Once the decision was made to go with IPPFA, Babbitt and Debby Karton, benefits coordinator at IPPFA, visited every school in the district and educated employees about the benefits of Wise Choice. The new plan was implemented in January 2010.

Realizing that participants have individual relationships with their advisers/annuity providers, Babbitt and Karton met with each person to show them their choices and potential lower costs. Over the past five years, the two have provided quarterly meetings at each school and are available for individual meetings either in the district or off-site.

NEXT: Improvements for participants and the district

Because of this effort, the school district does not have a problem dealing with legacy vendor contracts. Babbitt says he and Karton would call old vendors with participants and help them understand costs and about the differences between the plans. After reviewing the facts, if it made sense for the participants to consolidate their accounts, they did so. “About half did so in the first year and most of the rest did so over the next 18 months,” he says.

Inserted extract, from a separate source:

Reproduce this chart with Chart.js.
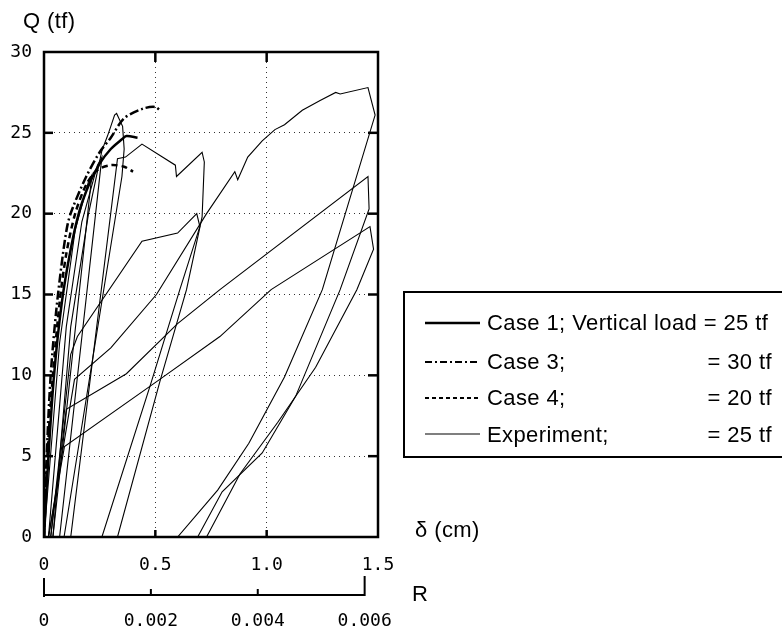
<!DOCTYPE html>
<html>
<head>
<meta charset="utf-8">
<script src="https://cdn.jsdelivr.net/npm/chart.js@4.4.1/dist/chart.umd.min.js"></script>
<style>
  html, body { margin: 0; padding: 0; background: #fff; }
  #wrap { position: relative; width: 782px; height: 635px; overflow: hidden; }
  #chart { position: absolute; left: 0; top: 0; }
  .lbl { position: absolute; font-family: 'Liberation Sans', Arial, sans-serif; font-size: 22px;
         line-height: 22px; color: #000; white-space: nowrap; letter-spacing: 0.4px; }
  #legend { position: absolute; left: 403px; top: 291px; width: 420px; height: 167px;
            border: 2px solid #000; box-sizing: border-box; }
  #legendLines { position: absolute; left: 0; top: 0; }
</style>
</head>
<body>
<div id="wrap">
  <canvas id="chart" width="782" height="635"></canvas>

  <div class="lbl" style="left:23px; top:10px;">Q (tf)</div>
  <div class="lbl" style="left:415px; top:519px;">δ (cm)</div>
  <div class="lbl" style="left:412px; top:583px;">R</div>

  <div id="legend"></div>
  <svg id="legendLines" width="782" height="635">
    <line x1="425" y1="323" x2="480" y2="323" stroke="#000" stroke-width="2.5"/>
    <line x1="425" y1="362" x2="480" y2="362" stroke="#000" stroke-width="2" stroke-dasharray="7 3 2 3"/>
    <line x1="425" y1="398" x2="480" y2="398" stroke="#000" stroke-width="2" stroke-dasharray="4 3"/>
    <line x1="425" y1="434" x2="480" y2="434" stroke="#000" stroke-width="1.2"/>
  </svg>
  <div class="lbl" style="left:487px; top:312px;">Case 1; Vertical load = 25 tf</div>
  <div class="lbl" style="left:487px; top:351px;">Case 3;</div>
  <div class="lbl" style="right:10px; top:351px;">= 30 tf</div>
  <div class="lbl" style="left:487px; top:387px;">Case 4;</div>
  <div class="lbl" style="right:10px; top:387px;">= 20 tf</div>
  <div class="lbl" style="left:487px; top:424px;">Experiment;</div>
  <div class="lbl" style="right:10px; top:424px;">= 25 tf</div>
</div>

<script>
// Q (tf) - delta (cm) curves as [delta, Q] pairs

// Analyses
const case1Curve = [[0, 0], [0.02, 5], [0.045, 10], [0.08, 14.5], [0.12, 17.8], [0.16, 20.2],
  [0.205, 21.9], [0.25, 23.1], [0.3, 24.0], [0.35, 24.6], [0.37, 24.8], [0.42, 24.7]];
const case3Curve = [[0, 0], [0.012, 5], [0.03, 10], [0.055, 14], [0.085, 17.5], [0.107, 19.4],
  [0.13, 20.4], [0.19, 22.3], [0.25, 23.8], [0.3, 24.7], [0.36, 25.9], [0.445, 26.5], [0.5, 26.6], [0.52, 26.4]];
const case4Curve = [[0, 0], [0.015, 5], [0.04, 10], [0.07, 14.5], [0.1, 17.5], [0.14, 20],
  [0.19, 21.8], [0.24, 22.7], [0.3, 23.0], [0.36, 22.9], [0.4, 22.6]];

// Experiment, split into its load / unload branches
const expSmall1 = [[0, 0], [0.07, 12], [0.14, 19], [0.2, 22], [0.215, 22.4], [0.04, 0]];
const expSmall2 = [[0.02, 0], [0.1, 13], [0.17, 19.5], [0.24, 23], [0.26, 23.5], [0.07, 0]];
const expSpike = [[0.04, 0], [0.12, 13], [0.2, 20], [0.26, 23.9], [0.285, 24.8], [0.3, 25.4],
  [0.317, 26.1], [0.326, 26.2], [0.353, 25.4], [0.36, 24.0], [0.35, 22.3], [0.09, 0]];
const expJagged = [[0.12, 0], [0.33, 23.4], [0.366, 23.5], [0.44, 24.3], [0.59, 23.0], [0.595, 22.3],
  [0.71, 23.8], [0.72, 23.2], [0.71, 19.8], [0.64, 15.3], [0.52, 9.6], [0.33, 0]];
const expKnee = [[0.03, 0], [0.12, 11.3], [0.15, 12.4], [0.44, 18.3], [0.6, 18.8], [0.686, 20],
  [0.7, 19.2], [0.61, 15.3], [0.48, 9.5], [0.26, 0]];
const expBigLoop = [[0.02, 0], [0.137, 9.75], [0.3, 11.7], [0.505, 15.0], [0.73, 20.0], [0.857, 22.6],
  [0.87, 22.1], [0.915, 23.5], [0.98, 24.5], [1.037, 25.2], [1.08, 25.5], [1.16, 26.4], [1.24, 27.0],
  [1.31, 27.5], [1.33, 27.4], [1.455, 27.8], [1.487, 26.1], [1.25, 15.3], [1.08, 9.9], [0.92, 5.8],
  [0.78, 2.9], [0.6, 0]];
const expLoop2 = [[0.03, 0], [0.1, 7.9], [0.37, 10.1], [0.6, 13.2], [0.79, 15.3], [1.455, 22.3],
  [1.46, 20.3], [1.33, 15.3], [1.13, 8.7], [0.98, 5.2], [0.8, 2.8], [0.69, 0]];
const expLoop3 = [[0.02, 0], [0.092, 5.6], [0.52, 9.75], [0.79, 12.4], [1.02, 15.3], [1.464, 19.2],
  [1.48, 17.8], [1.405, 15.3], [1.22, 10.5], [1.05, 7.1], [0.88, 3.9], [0.73, 0]];

const experimentBranches = [expSmall1, expSmall2, expSpike, expJagged, expKnee, expBigLoop, expLoop2, expLoop3];

// Axes
const deltaTicks = [0, 0.5, 1.0, 1.5];
const qTicks = [0, 5, 10, 15, 20, 25, 30];
const rTicks = [0, 0.002, 0.004, 0.006];
const storyHeight = 240; // cm, R = delta / h

const tickFont = { family: "'DejaVu Sans Mono', monospace", size: 18 };

function toPoints(pairs) {
  return pairs.map(p => ({ x: p[0], y: p[1] }));
}

const datasets = [
  { label: 'Case 1', data: toPoints(case1Curve), borderColor: '#000', borderWidth: 2.5, tension: 0.3 },
  { label: 'Case 3', data: toPoints(case3Curve), borderColor: '#000', borderWidth: 2.5, borderDash: [9, 3, 2, 3], tension: 0.3 },
  { label: 'Case 4', data: toPoints(case4Curve), borderColor: '#000', borderWidth: 2.5, borderDash: [6, 4], tension: 0.3 }
];
experimentBranches.forEach(function(branch, i) {
  datasets.push({ label: 'Experiment ' + (i + 1), data: toPoints(branch), borderColor: '#000', borderWidth: 1.1, tension: 0 });
});

// Frame with inward tick marks, and the bracket of the R axis
const framePlugin = {
  id: 'frame',
  afterDatasetsDraw(chart) {
    const { ctx, chartArea: a, scales } = chart;
    ctx.save();
    ctx.strokeStyle = '#000';
    ctx.lineCap = 'butt';
    function seg(x1, y1, x2, y2) {
      ctx.beginPath(); ctx.moveTo(x1, y1); ctx.lineTo(x2, y2); ctx.stroke();
    }
    ctx.lineWidth = 2.5;
    ctx.strokeRect(a.left, a.top, a.right - a.left, a.bottom - a.top);

    scales.y.ticks.forEach(t => {
      if (t.value <= scales.y.min || t.value >= scales.y.max) return;
      const py = scales.y.getPixelForValue(t.value);
      seg(a.left, py, a.left + 9, py);
      seg(a.right - 10, py, a.right, py);
    });
    scales.x.ticks.forEach(t => {
      if (t.value <= scales.x.min || t.value >= scales.x.max) return;
      const px = scales.x.getPixelForValue(t.value);
      seg(px, a.top, px, a.top + 10);
      seg(px, a.bottom - 7, px, a.bottom);
    });

    const r = scales.xR;
    const by = r.top + 18;
    const first = r.getPixelForValue(r.ticks[0].value);
    const last = r.getPixelForValue(r.ticks[r.ticks.length - 1].value);
    ctx.lineWidth = 2;
    ctx.beginPath();
    ctx.moveTo(first, r.top + 1);
    ctx.lineTo(first, by + 2);
    ctx.lineTo(first, by);
    ctx.lineTo(last, by);
    ctx.lineTo(last, r.top - 1);
    ctx.stroke();
    r.ticks.slice(1, -1).forEach(t => {
      const px = r.getPixelForValue(t.value);
      seg(px, by, px, by - 6);
    });
    ctx.restore();
  }
};

const gridColor = function(ctx) {
  const s = ctx.scale;
  if (!ctx.tick || ctx.tick.value <= s.min || ctx.tick.value >= s.max) return 'rgba(0,0,0,0)';
  return '#333';
};

new Chart(document.getElementById('chart'), {
  type: 'line',
  data: { datasets: datasets },
  options: {
    responsive: false,
    devicePixelRatio: 1,
    animation: false,
    elements: { point: { radius: 0 }, line: { fill: false } },
    layout: { padding: { top: 52, right: 404, left: 0, bottom: 0 } },
    plugins: { legend: { display: false }, tooltip: { enabled: false } },
    scales: {
      x: {
        type: 'linear',
        axis: 'x',
        position: 'bottom',
        weight: 0,
        min: deltaTicks[0],
        max: deltaTicks[deltaTicks.length - 1],
        afterBuildTicks: s => { s.ticks = deltaTicks.map(v => ({ value: v })); },
        afterFit: s => { s.height = 40; },
        ticks: {
          color: '#000', font: tickFont, padding: 18, maxRotation: 0,
          callback: v => (v === 0 ? '0' : v.toFixed(1))
        },
        grid: { color: gridColor, lineWidth: 1, drawTicks: false },
        border: { display: false, dash: [1, 4] }
      },
      xR: {
        type: 'linear',
        axis: 'x',
        position: 'bottom',
        weight: 1,
        min: 0,
        max: deltaTicks[deltaTicks.length - 1] / storyHeight,
        afterBuildTicks: s => { s.ticks = rTicks.map(v => ({ value: v })); },
        afterFit: s => { s.height = 58; },
        ticks: {
          color: '#000', font: tickFont, padding: 34, maxRotation: 0,
          callback: v => (v === 0 ? '0' : v.toFixed(3))
        },
        grid: { display: false, drawTicks: false },
        border: { display: false }
      },
      y: {
        type: 'linear',
        axis: 'y',
        min: qTicks[0],
        max: qTicks[qTicks.length - 1],
        afterBuildTicks: s => { s.ticks = qTicks.map(v => ({ value: v })); },
        afterFit: s => { s.width = 44; },
        ticks: { color: '#000', font: tickFont, padding: 12 },
        grid: { color: gridColor, lineWidth: 1, drawTicks: false },
        border: { display: false, dash: [1, 4] }
      }
    }
  },
  plugins: [framePlugin]
});
</script>
</body>
</html>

In addition to more fund choices for participants and less fiduciary liability for the school district, the move to a single-provider plan led to an increase in employee participation. Previously, 78 out of about 200 employees participated in the 403(b); now 118 out of 205 eligibles participate in the combined 457(b)/403(b)—a good participation rate considering all employees participate in a defined benefit (DB) plan. The combined 457(b)/403(b) plan has $6.7 million in assets.

But, the improvement Arakelian is most excited about is the reduction in fees for participants—between 40% and 50% over the last five years. “In dollars, it’s been roughly $170,000!” she exclaims.

For other K-12 plan sponsors that may be considering vendor consolidation, Arakelian says, “With $170,000 going back to our employees, I would tell them to not be afraid to move forward. Yes, there are long-term relationships between participants and vendors, but if you show participants the benefits in the right way, it’s an easy choice. I would really encourage education and transparency of information.”